On Nov. 13, Ghost Battalion was checking out a house. Abe, the point man, and another soldier went inside. Then, boom. An ambush in the kitchen. A grenade blast snapped Abe's right leg in two places and ripped four inches of bone from his arm.

Freddy was outside. Crack, crack, crack — a sniper fired from another building.

Bullets tore through Freddy's body.

Somehow, Abe made it outside, and suddenly Freddy was sprawled across his legs.

Even in the fog of war, Abe heard Freddy take six or seven breaths. They were his last.

When the news reached the family, Monica and Nickie were together. Monica was so distraught that the military officers thought she was the wife. Blackness surrounded her and she couldn't breathe. Her mind flashed back to memories of teaching Freddy to brush his teeth and comb his hair, of putting him on the school bus.

Andrew got word of his brother's death while stationed in Kuwait. He picked up a large tool and tore down a shed with it.

Talking to his sister on the phone, he couldn't speak at first, but then he began to scream. He screamed for a long time.

Still, just as Freddy had done so many times for him, Andrew took care of his brother. He escorted him home, talking all the way to Freddy's body, packed in ice.

His sister and father tried to get him to talk about Freddy's death and what he was feeling. But Andrew locked up.

"I knew that there was something so deep inside of him, that he would never open up about," Roy Velez said.

As the sole surviving son in the family, Andrew had the option of not returning to combat. Instead, he told his family he wanted to finish what Freddy started.

But Monica knew he wasn't ready.

He couldn't sleep at night and talked about how Freddy looked before and after the autopsy. Once, he turned up in an alley, disoriented and not making sense.

Just weeks after Freddy's death, on Dec. 6, 2004, Andrew e-mailed his sister: "Keep your head up and keep fighting just like Freddy cause that is what I am going to do until I die just like him 'cause I want to be one day as strong as him just like he wanted to be strong like Daddy."

Two weeks later, he e-mailed Monica from Fort Irwin, Calif., where he was based.

"I still can't believe that he is gone. I have these (expletive) dreams about seeing him in that box. There is a lot of (expletive) I'm trying to sort out. ... He was my hero — I always looked up to that guy.

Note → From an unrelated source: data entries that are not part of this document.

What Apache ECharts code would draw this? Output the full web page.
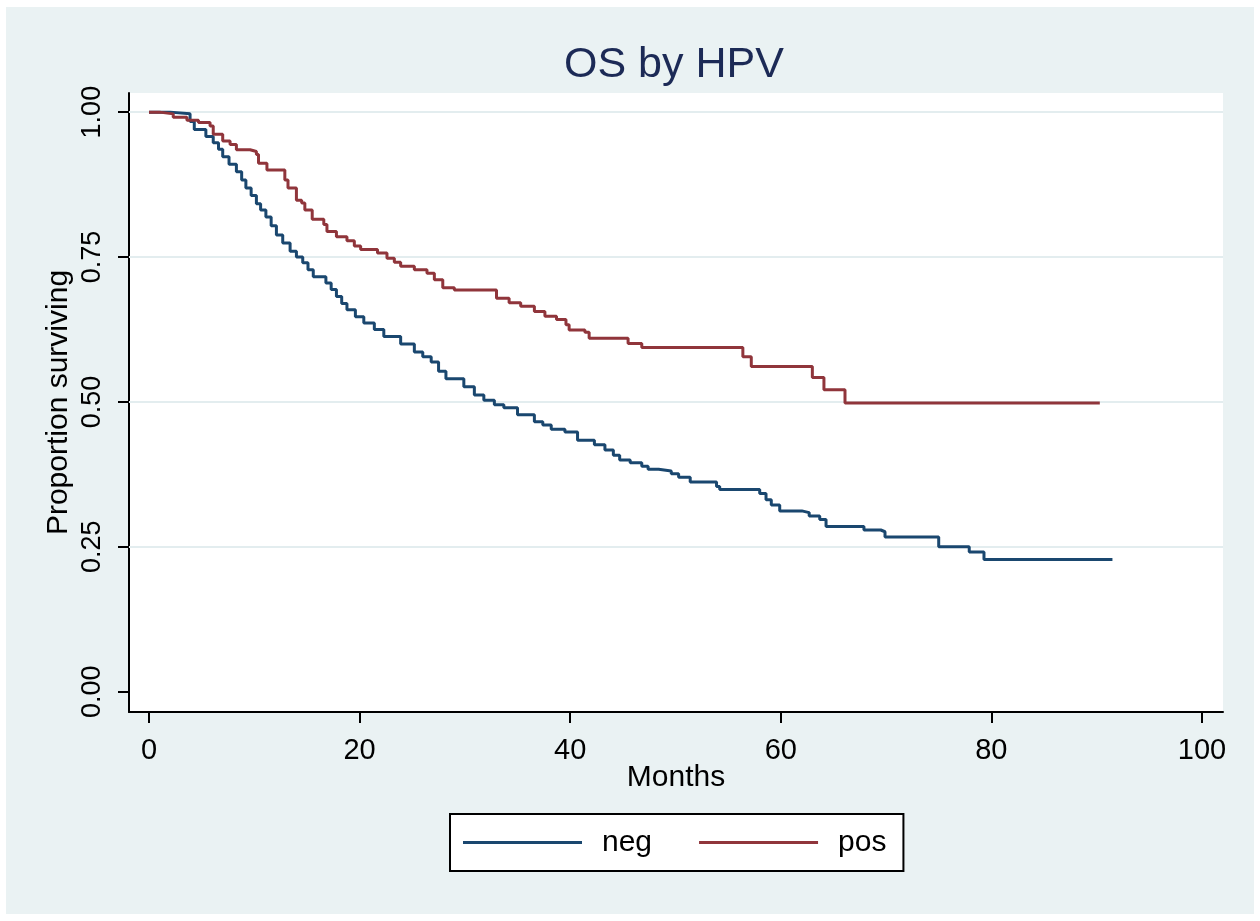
<!DOCTYPE html>
<html lang="en">
<head>
<meta charset="UTF-8">
<title>OS by HPV</title>
<script src="https://cdn.jsdelivr.net/npm/echarts@6/dist/echarts.min.js"></script>
<style>
  html, body { margin: 0; padding: 0; background: #fff; }
  #km { position: absolute; left: 6px; top: 7px; width: 1248px; height: 907px; }
</style>
</head>
<body>
<div id="km"></div>
<script>
  // Kaplan-Meier estimates: time of each drop and the value after it
  var negMonths = [0, 2.0, 3.9, 4.3, 5.4, 6.1, 6.6, 7.0, 7.6, 8.3, 8.8, 9.2, 9.7, 10.2, 10.6, 11.1, 11.6, 12.1, 12.7, 13.4,
    14.0, 14.6, 15.1, 15.6, 16.8, 17.3, 17.8, 18.3, 18.8, 19.6, 20.4, 21.4, 22.3, 23.9, 25.2, 26.0, 26.8, 27.5, 28.2, 29.9,
    30.9, 31.8, 32.8, 33.7, 35.0, 36.6, 37.4, 38.2, 39.5, 40.7, 42.3, 43.3, 44.1, 44.7, 45.7, 46.8, 47.4, 48.4, 49.6, 50.3,
    51.4, 53.9, 54.2, 58.0, 58.6, 59.1, 59.9, 62.0, 62.7, 63.7, 64.3, 67.9, 69.5, 69.9, 75.0, 77.9, 79.3, 91.5];
  var negSurv = [1.0, 0.997, 0.984, 0.970, 0.958, 0.947, 0.936, 0.923, 0.910, 0.897, 0.883, 0.869, 0.856, 0.842, 0.831, 0.819, 0.804, 0.788, 0.774, 0.760,
    0.750, 0.740, 0.728, 0.716, 0.705, 0.694, 0.682, 0.670, 0.659, 0.647, 0.636, 0.625, 0.613, 0.600, 0.586, 0.578, 0.569, 0.553, 0.540, 0.526,
    0.512, 0.503, 0.495, 0.490, 0.478, 0.466, 0.460, 0.453, 0.448, 0.434, 0.426, 0.417, 0.408, 0.400, 0.395, 0.389, 0.384, 0.381, 0.376, 0.370,
    0.362, 0.354, 0.349, 0.342, 0.331, 0.322, 0.312, 0.309, 0.303, 0.297, 0.285, 0.279, 0.276, 0.267, 0.250, 0.241, 0.228, 0.228];

  var posMonths = [0, 1.0, 2.3, 3.6, 4.7, 5.8, 6.1, 7.0, 7.7, 8.3, 9.6, 10.2, 10.4, 11.2, 12.9, 13.2, 14.0, 14.5, 14.8, 15.5,
    16.6, 16.9, 17.8, 18.8, 19.5, 20.1, 21.7, 22.6, 23.3, 23.9, 25.2, 26.4, 27.1, 27.9, 29.0, 33.0, 34.2, 35.3, 36.6, 37.6,
    38.7, 39.6, 39.9, 41.4, 41.8, 45.5, 46.8, 56.4, 57.2, 63.0, 64.1, 66.1, 90.3];
  var posSurv = [1.0, 0.997, 0.991, 0.986, 0.982, 0.976, 0.962, 0.950, 0.944, 0.935, 0.932, 0.927, 0.912, 0.900, 0.883, 0.869, 0.848, 0.843, 0.831, 0.815,
    0.806, 0.794, 0.785, 0.778, 0.769, 0.763, 0.757, 0.748, 0.741, 0.734, 0.728, 0.722, 0.711, 0.697, 0.693, 0.679, 0.671, 0.665, 0.656, 0.648,
    0.642, 0.633, 0.624, 0.620, 0.610, 0.601, 0.594, 0.578, 0.561, 0.542, 0.521, 0.498, 0.498];

  var xTicks = [0, 20, 40, 60, 80, 100];
  var yTicks = [0, 0.25, 0.5, 0.75, 1];
  var yGrid = [0.25, 0.5, 0.75, 1];

  function zip(a, b) {
    return a.map(function (t, i) { return [t, b[i]]; });
  }

  var font = '"Liberation Sans", Arial, sans-serif';
  var chart = echarts.init(document.getElementById('km'));

  var option = {
    backgroundColor: '#eaf2f3',
    animation: false,
    title: {
      text: 'OS by HPV',
      left: 553,
      top: 32,
      textStyle: { fontFamily: font, fontSize: 43, fontWeight: 'normal', color: '#1c2a56' }
    },
    grid: {
      left: 123, right: 31, top: 86, bottom: 202,
      show: true, backgroundColor: '#fff', borderWidth: 0
    },
    legend: {
      data: ['neg', 'pos'],
      selectedMode: false,
      icon: 'rect',
      left: 444,
      top: 807,
      itemWidth: 119,
      itemHeight: 3,
      itemGap: 47,
      padding: [13, 17, 13, 13],
      borderColor: '#000',
      borderWidth: 2,
      backgroundColor: '#fff',
      textStyle: { fontFamily: font, fontSize: 30, color: '#000', lineHeight: 31, padding: [0, 0, 0, 15] }
    },
    xAxis: {
      type: 'value',
      min: -1.9,
      max: 102,
      name: 'Months',
      nameLocation: 'middle',
      nameGap: 51,
      nameMoveOverlap: false,
      nameTextStyle: { fontFamily: font, fontSize: 30, color: '#000' },
      axisLine: { show: true, onZero: false, lineStyle: { color: '#000', width: 2 } },
      axisTick: { show: true, length: 11, customValues: xTicks, lineStyle: { color: '#000', width: 2 } },
      axisLabel: { customValues: xTicks, margin: 24, fontFamily: font, fontSize: 29, color: '#000' },
      splitLine: { show: false }
    },
    yAxis: {
      type: 'value',
      min: -0.035,
      max: 1.033,
      name: 'Proportion surviving',
      nameLocation: 'middle',
      nameGap: 55,
      nameMoveOverlap: false,
      nameTextStyle: { fontFamily: font, fontSize: 30, color: '#000' },
      axisLine: { show: true, onZero: false, lineStyle: { color: '#000', width: 2 } },
      axisTick: { show: true, length: 11, customValues: yTicks, lineStyle: { color: '#000', width: 2 } },
      axisLabel: {
        customValues: yTicks, rotate: 90, margin: 23, fontFamily: font, fontSize: 27, color: '#000',
        formatter: function (v) { return v.toFixed(2); }
      },
      splitLine: { show: false }
    },
    series: [
      {
        name: 'gridlines',
        type: 'line',
        data: [],
        z: 1,
        silent: true,
        markLine: {
          silent: true,
          z: 1,
          symbol: 'none',
          label: { show: false },
          lineStyle: { color: '#e3edef', width: 2, type: 'solid' },
          data: yGrid.map(function (v) { return { yAxis: v }; })
        }
      },
      {
        name: 'neg',
        type: 'line',
        step: 'end',
        symbol: 'none',
        z: 3,
        color: '#1a476f',
        lineStyle: { color: '#1a476f', width: 3 },
        data: zip(negMonths, negSurv)
      },
      {
        name: 'pos',
        type: 'line',
        step: 'end',
        symbol: 'none',
        z: 3,
        color: '#90353b',
        lineStyle: { color: '#90353b', width: 3 },
        data: zip(posMonths, posSurv)
      }
    ]
  };

  chart.setOption(option);
</script>
</body>
</html>
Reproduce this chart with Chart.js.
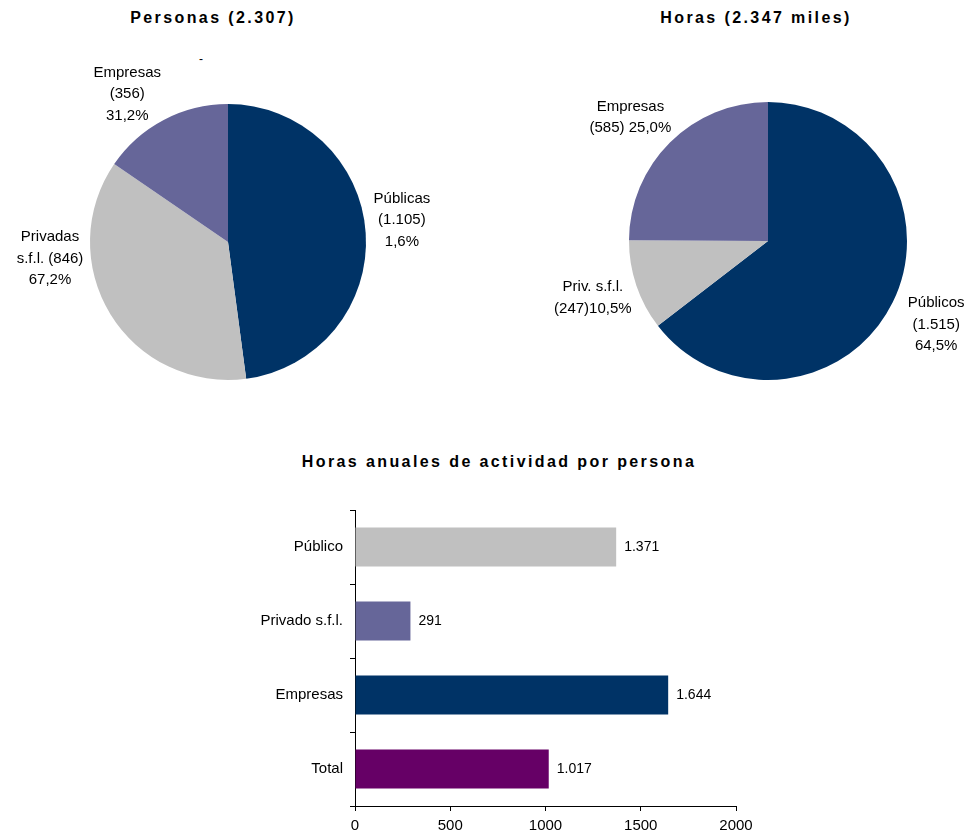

I just don't want him to be gone."

Andrew was dealing with marital trouble, too, Monica said. (Veronica Velez refused to comment for this story.)

He started having flashbacks to the war and hallucinated that Veronica and their three children were soldiers, Monica said.

He called his sister from Fort Irwin and said he visited a chaplain a few times, but it didn't help. And the Army, he said, asked him stupid questions about returning to combat.

"The things that I've done, I'm not the same," he told his sister. "At first, you're scared to do it, to kill somebody and then you just do it. And then you start noticing you enjoy it. And you try to find as many as you can and kill as many as you can. Then you come home and see your kids and you think — how could I do that?"

In February 2006, Andrew was deployed again, this time to Afghanistan. The Army said Andrew was given a mental health assessment and did not indicate he needed any help.

He was part of a unit that maintained tanks, but also did a lot of guard work and was dispatched on missions.

Monica kept up her mothering ways, constantly asking him to check his gear. He promised he would.

"I can never forget how beautiful you are to me and how much you mean to me. You have been the best sister I could have," Andrew wrote her in a Feb. 25 e-mail from Afghanistan. "You have never let me down and always been there for me and Fred. You took care of us and I will never forget how much you sacrificed for us. You are always in my heart and I will always be with you."

A few months passed. Monica, still concerned, proposed arranging for Andrew to be reassigned to Fort Hood. Come home, she said; the two of them could share an apartment while he and Veronica worked on their problems.

Andrew responded that he'd get the paperwork together for a request. Monica started looking for a place.

"You always take care of me," he told his sister. "You always have my back."

But a sister's love was not enough.

On July 25, inside an office building in Sharona, Afghanistan, 22-year-old Andrew slipped the muzzle of a M-249 Squad Automatic Weapon into his mouth. He pulled the trigger.

His death is under investigation.

The brothers were buried at the bottom of a small hill at Resthaven Memorial Park in Lubbock. Freddy's wife gave up her plot so Freddy and Andrew could rest side by side, the way they would have wanted it — together, just as in life.

Sometimes Monica lies down between her brothers and waits for that feeling to come, when she knows they are with her. For so many years she had guided them, helped and comforted them, made sure they never felt abandoned.

And now she's the one who's left behind.